The record on immigration of the past five years has not just damaged the Conservatives’ reputation but also voters’ confidence in what politicians can do. As a result, voters are more angry and frustrated and often less well-informed than ever.
In the coalition agreement, the Lib Dems accepted the Tory red lines on immigration in return for a deal, not entirely honoured, to end the detention of children. David Cameron’s “no ifs, no buts” pledge to reduce net migration to “the tens of thousands”, which was never compatible with membership of the EU and the obligation to respect free movement of workers, fared even less well. In 2010, the figure for net migration, 252,000, set a new record, but the latest figure stands at another new high of almost 300,000. That is despite a three-pronged attack on students, workers and extended families.

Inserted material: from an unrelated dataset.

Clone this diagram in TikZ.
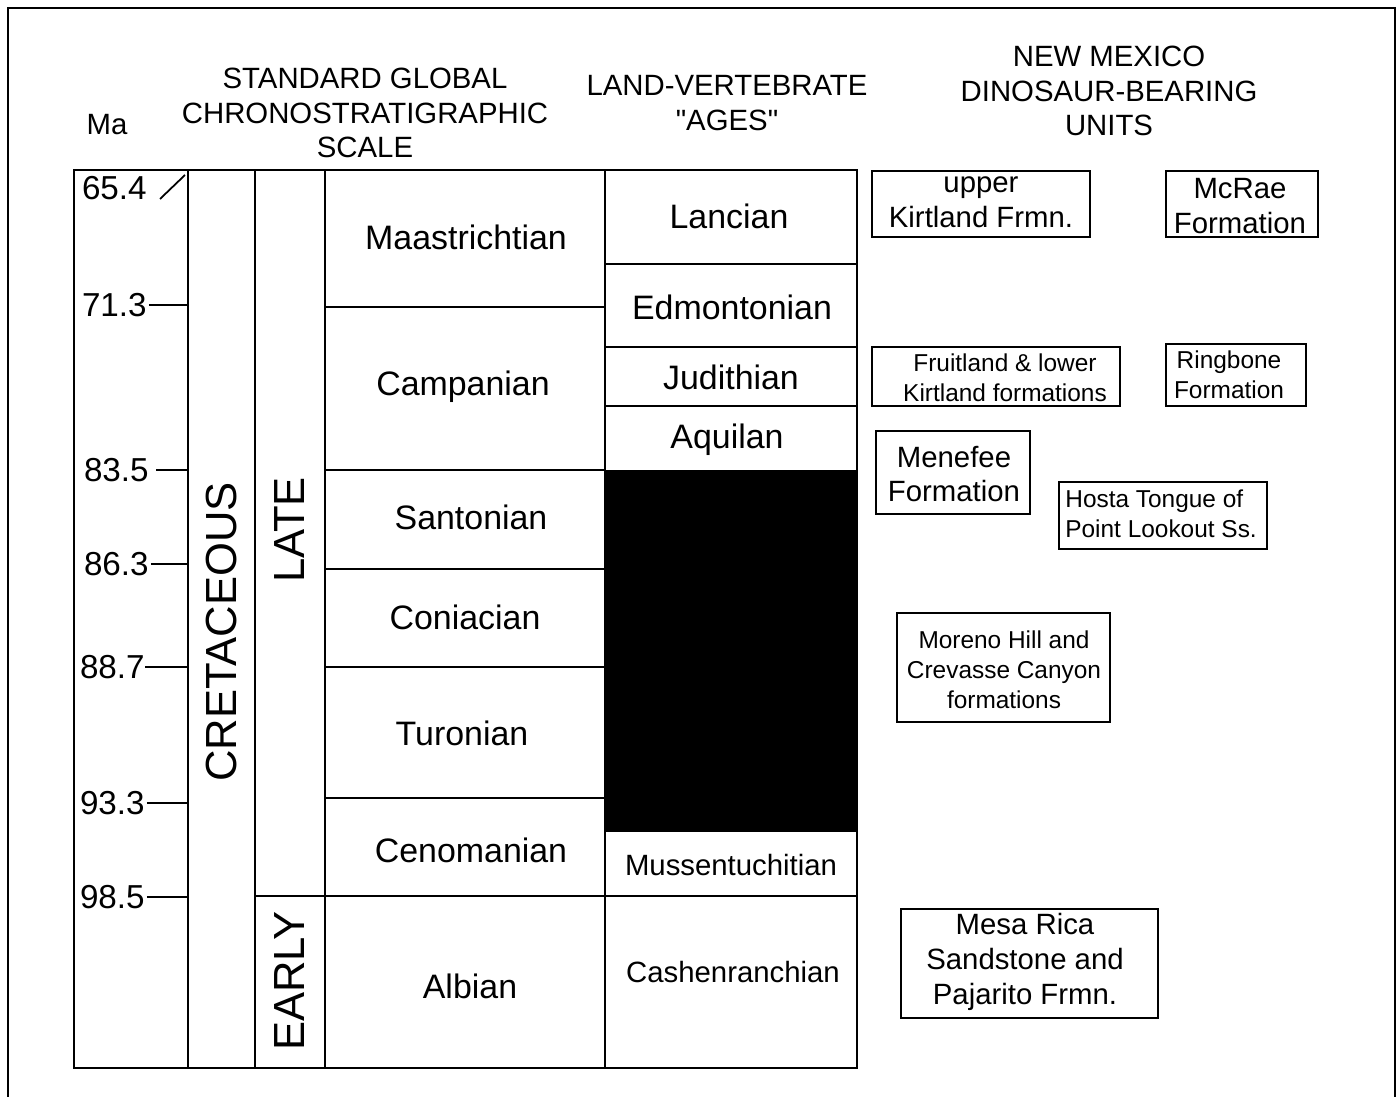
\documentclass[tikz,border=0pt]{standalone}
\usepackage{fontspec}
\setmainfont{Liberation Sans}[Ligatures=TeXOff]
\newcommand\szA{\fontsize{19.3pt}{23pt}\selectfont}
\newcommand\szN{\fontsize{18.9pt}{22pt}\selectfont}
\newcommand\szB{\fontsize{16.7pt}{19.8pt}\selectfont}
\newcommand\szC{\fontsize{13.9pt}{17pt}\selectfont}
\newcommand\szV{\fontsize{24.8pt}{28pt}\selectfont}
\tikzset{
  tx/.style={inner sep=0pt, align=center},
  big/.style={tx, font=\szA},
  med/.style={tx, font=\szB},
  sml/.style={tx, font=\szC},
  num/.style={inner sep=0pt, font=\szN},
  vert/.style={inner sep=0pt, font=\szV, rotate=90},
  grid/.style={line width=1pt},
  unitbox/.style={line width=1pt},
  frame/.style={line width=1.5pt},
  tick/.style={line width=1pt}
}
\begin{document}
\begin{tikzpicture}[x=0.02cm, y=-0.02cm]
\useasboundingbox (0,0) rectangle (1398,1097);
% outer frame (bottom edge cut off)
\draw[frame] (8,1097) -- (8,8) -- (1395,8) -- (1395,1097);

% headers
\node[med] (hma) at (107,125) {Ma};
\node[med] (hstd) at (365,113) {STANDARD GLOBAL\\CHRONOSTRATIGRAPHIC\\SCALE};
\node[med] (hlva) at (727,103) {LAND-VERTEBRATE\\"AGES"};
\node[med] (hnm) at (1109,91) {NEW MEXICO\\DINOSAUR-BEARING\\UNITS};

% table frame and columns
\draw[grid] (74,170) rectangle (857,1068);
\coordinate (colA) at (188,170);
\draw[grid] (188,170) -- (188,1068);
\draw[grid] (255,170) -- (255,1068);
\draw[grid] (325,170) -- (325,1068);
\draw[grid] (605,170) -- (605,1068);
% stage boundaries
\draw[grid] (325,307) -- (605,307);
\draw[grid] (325,470) -- (605,470);
\draw[grid] (325,569) -- (605,569);
\draw[grid] (325,667) -- (605,667);
\draw[grid] (325,798) -- (605,798);
\draw[grid] (255,896) -- (857,896);
% LVA boundaries
\draw[grid] (605,264) -- (857,264);
\draw[grid] (605,347) -- (857,347);
\draw[grid] (605,406) -- (857,406);
\fill[black] (605,470) rectangle (857,832);

% Ma numbers and ticks
\node[num, anchor=east] (n654) at (147,188) {65.4};
\coordinate (s1) at (160,199);
\coordinate (s2) at (185,175);
\draw[tick] (s1) -- (s2);
\node[num, anchor=east] (n713) at (147,305) {71.3};
\node[num, anchor=east] (n835) at (149,470) {83.5};
\node[num, anchor=east] (n863) at (149,564) {86.3};
\node[num, anchor=east] (n887) at (145,667) {88.7};
\node[num, anchor=east] (n933) at (145,803) {93.3};
\node[num, anchor=east] (n985) at (145,897) {98.5};
\draw[tick] ([xshift=1pt]n713.east) -- (n713.east -| colA);
\draw[tick] ([xshift=4pt]n835.east) -- (n835.east -| colA);
\draw[tick] ([xshift=1pt]n863.east) -- (n863.east -| colA);
\draw[tick] (n887.east) -- (n887.east -| colA);
\draw[tick] ([xshift=1pt]n933.east) -- (n933.east -| colA);
\draw[tick] ([xshift=1pt]n985.east) -- (n985.east -| colA);

% vertical labels
\node[vert] (cret) at (221,632) {CRETACEOUS};
\node[vert] (late) at (290,530) {LATE};
\node[vert] (early) at (290,981) {EARLY};

% stages
\node[big] (maas) at (466,237) {Maastrichtian};
\node[big] (camp) at (463,387) {Campanian};
\node[big] (sant) at (471,517) {Santonian};
\node[big] (coni) at (465,617) {Coniacian};
\node[big] (turo) at (462,733) {Turonian};
\node[big] (ceno) at (471,850) {Cenomanian};
\node[big] (albi) at (470,986) {Albian};

% land-vertebrate ages
\node[big] (lanc) at (729,216) {Lancian};
\node[big] (edmo) at (732,307) {Edmontonian};
\node[big] (judi) at (731,377) {Judithian};
\node[big] (aqui) at (727,440) {Aquilan};
\node[med] (muss) at (731,865) {Mussentuchitian};
\node[med] (cash) at (733,972) {Cashenranchian};

% New Mexico units
\draw[unitbox] (872,171) rectangle (1090,237);
\node[med] (ukirt) at (981,202) {upper\\Kirtland Frmn.};
\draw[unitbox] (1166,171) rectangle (1318,237);
\node[med] (mcrae) at (1240,206) {McRae\\Formation};
\draw[unitbox] (872,347) rectangle (1120,406);
\node[sml] (fruit) at (1005,378) {Fruitland \& lower\\Kirtland formations};
\draw[unitbox] (1166,344) rectangle (1306,406);
\node[sml] (ring) at (1229,375) {Ringbone\\Formation};
\draw[unitbox] (876,431) rectangle (1030,514);
\node[med] (mene) at (954,474) {Menefee\\Formation};
\draw[unitbox] (1059,482) rectangle (1267,549);
\node[sml, align=left, anchor=west] (hosta) at (1065,514) {Hosta Tongue of\\Point Lookout Ss.};
\draw[unitbox] (897,613) rectangle (1110,722);
\node[sml] (moreno) at (1004,670) {Moreno Hill and\\Crevasse Canyon\\formations};
\draw[unitbox] (901,909) rectangle (1158,1018);
\node[med] (mesa) at (1025,962) {Mesa Rica\\Sandstone and\\Pajarito Frmn.};
\end{tikzpicture}
\end{document}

Attempts to limit the number of overseas students in further education and post-graduate workers merely offended valuable partners like India. Immigration from outside the EU remained static: there is a limit on skilled workers, and a higher skill level for employer-sponsored visas. Britons wanting to bring in non-EU spouses now need an annual income of over £18,600, which excludes more than 40% of British citizens. But from the EU, immigration has more than doubled in the past five years, to over 170,000.
The coalition cut the migration impacts fund. Communities were left with little extra support as pressure grew on public services, in particular primary schools, housing and doctors’ surgeries. Headlines about schools where every child spoke English as a second language fuelled rising anxiety about immigration, which became a dominant concern for voters. Yet these fears were often based on inaccurate ideas about the scale of immigration and the number of non-British-born citizens, which politicians failed to challenge by pointing out, for example, that an EU worker who comes to the UK for more than a year is considered to have migrated. It has become received wisdom that large numbers of unskilled migrants from the new EU accession countries are driving down wages and pinching Britons’ jobs, a view often encouraged by the anti-immigration Home Office. In fact, although there are local exceptions, the weight of evidence suggests that migration could account for as much as 0.5% of George Osborne’s tentative recovery.
In this tricky context of wide concern and limited powers of action, there is a bidding war from the main parties for 2015. The Conservatives have downgraded their pledge to cut net migration to a mere ambition. In a competitive field, Ukip stands out for its toughness: a points-based system, a five-year freeze on all unskilled immigration, a cap of 50,000 skilled workers a year, and a five-year wait before any migrant can claim benefits. But all the main parties are responding to voters’ concerns that have been inflamed by a lethal mix of political neglect and political over-reaction. So EU citizens would be barred from certain benefits for four years for the Conservatives, and two for Labour. Both Lib Dems and the Tories would end the payment of child benefit to children abroad. Labour rightly emphasises tackling exploitative working practices, but also boosting border controls. Its manifesto also offers a welcome humanity by promising a more generous response to the Syrian refugee crisis and – like the Lib Dems – ending indefinite detention for failed asylum seekers.
How the country imagines itself is always the unspoken context of an election campaign. What sort of a society we want to live in, and what kind of economy will best sustain it – this is the underlying matter of most party policy proposals and most politicians’ rhetoric. Migration speaks directly to both parts of the debate. Britain can be an outward-facing nation, engaged with Europe and the world, capable of building and sustaining a society in which both old and new citizens of the union feel comfortable, and reap the economic rewards that flow from it. But only if politicians frame their arguments in that context. Labour has acknowledged that in government it misjudged both the scale of immigration and how people would react. Now that the Tories have failed to live up their rhetoric of 2010, this is a debate whose parameters need resetting again. No party is ready to take that risk.